▶ **Goal of the exercise**: Word for word, repeat the entries, minus the pictures.

▶ **Dataset rows**:
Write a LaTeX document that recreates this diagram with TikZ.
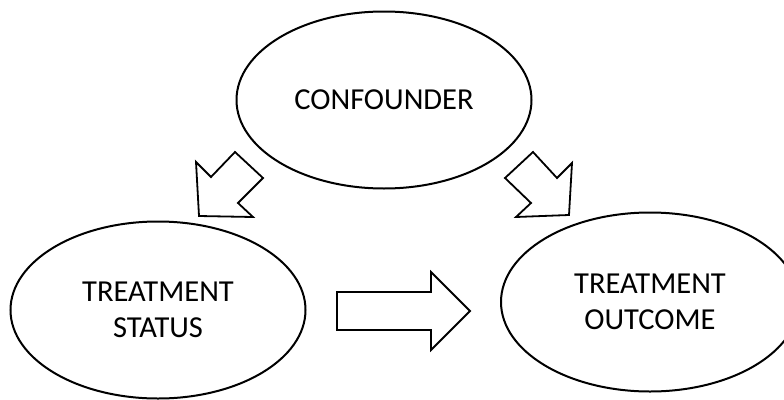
\documentclass[tikz,border=0pt]{standalone}
\usepackage{fontspec}
\setmainfont{Carlito}
\usetikzlibrary{shapes.geometric}
\begin{document}
\begin{tikzpicture}[x=1pt,y=-1pt,
  oval/.style={draw=black,line width=2pt,ellipse,inner sep=0pt,
    minimum width=295pt,minimum height=177pt,align=center,
    font=\fontsize{30.5}{36}\selectfont},
  blockarrow/.style={draw=black,line width=1.8pt,line join=miter,fill=white}]
\clip (0,0) rectangle (784,399);
\useasboundingbox (0,0) rectangle (784,399);
\node[oval] (conf) at (384,100) {CONFOUNDER};
\node[oval] (status) at (158,310) {TREATMENT\\STATUS};
\node[oval,minimum width=298pt,minimum height=179pt] (outcome) at (650,302) {TREATMENT\\OUTCOME};
% block arrows
\draw[blockarrow] (235,152) -- (263,178) -- (238,203) -- (253,217) -- (199,216) -- (196,162) -- (211,177) -- cycle;
\draw[blockarrow] (533,152) -- (505,178) -- (531,203) -- (516,217) -- (569,215) -- (572,163) -- (557,178) -- cycle;
\draw[blockarrow] (337,292) -- (431,292) -- (431,272) -- (470,311) -- (431,350) -- (431,330) -- (337,330) -- cycle;
\end{tikzpicture}
\end{document}
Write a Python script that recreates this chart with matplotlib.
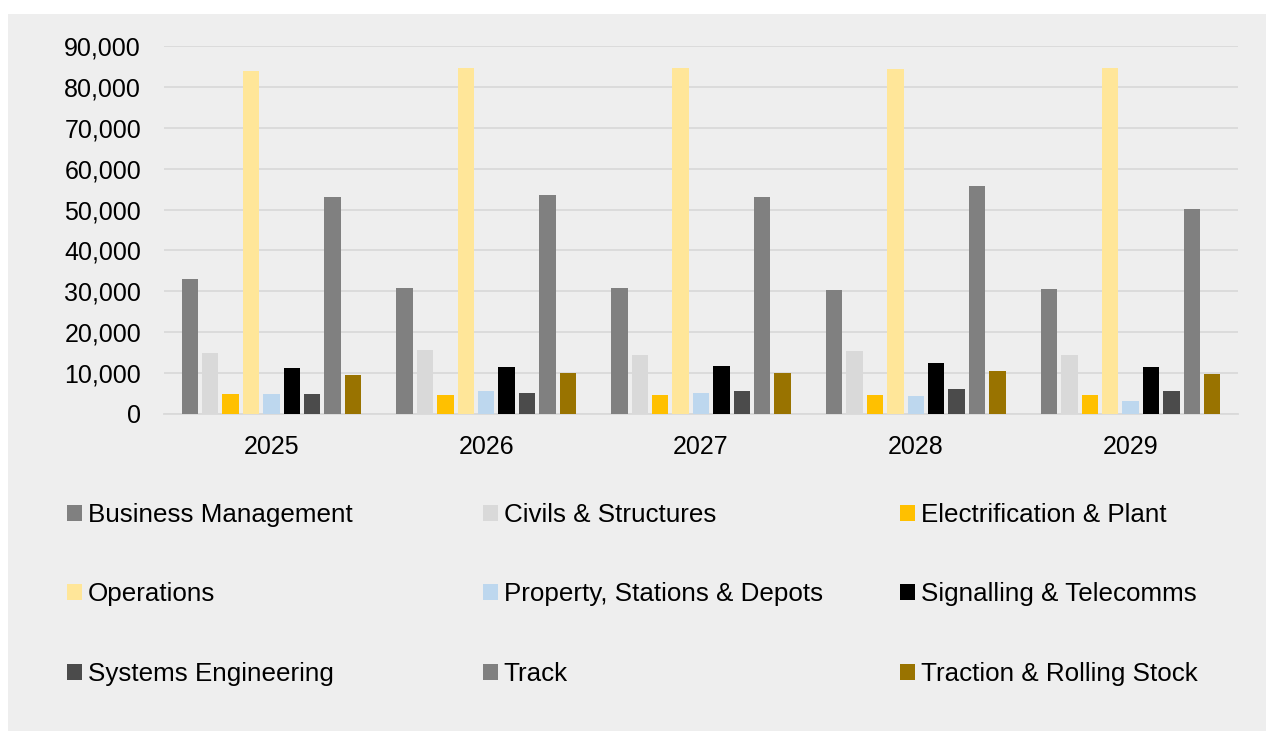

▶ **Response to the task**:
Write a LaTeX document that recreates this diagram with TikZ.
\documentclass[tikz,border=0pt]{standalone}
\usepackage{fontspec}
\setmainfont{Carlito}
\usetikzlibrary{shapes.geometric}
\begin{document}
\begin{tikzpicture}[x=1pt,y=-1pt,
  oval/.style={draw=black,line width=2pt,ellipse,inner sep=0pt,
    minimum width=295pt,minimum height=177pt,align=center,
    font=\fontsize{30.5}{36}\selectfont},
  blockarrow/.style={draw=black,line width=1.8pt,line join=miter,fill=white}]
\clip (0,0) rectangle (784,399);
\useasboundingbox (0,0) rectangle (784,399);
\node[oval] (conf) at (384,100) {CONFOUNDER};
\node[oval] (status) at (158,310) {TREATMENT\\STATUS};
\node[oval,minimum width=298pt,minimum height=179pt] (outcome) at (650,302) {TREATMENT\\OUTCOME};
% block arrows
\draw[blockarrow] (235,152) -- (263,178) -- (238,203) -- (253,217) -- (199,216) -- (196,162) -- (211,177) -- cycle;
\draw[blockarrow] (533,152) -- (505,178) -- (531,203) -- (516,217) -- (569,215) -- (572,163) -- (557,178) -- cycle;
\draw[blockarrow] (337,292) -- (431,292) -- (431,272) -- (470,311) -- (431,350) -- (431,330) -- (337,330) -- cycle;
\end{tikzpicture}
\end{document}
Write a Python script that recreates this chart with matplotlib.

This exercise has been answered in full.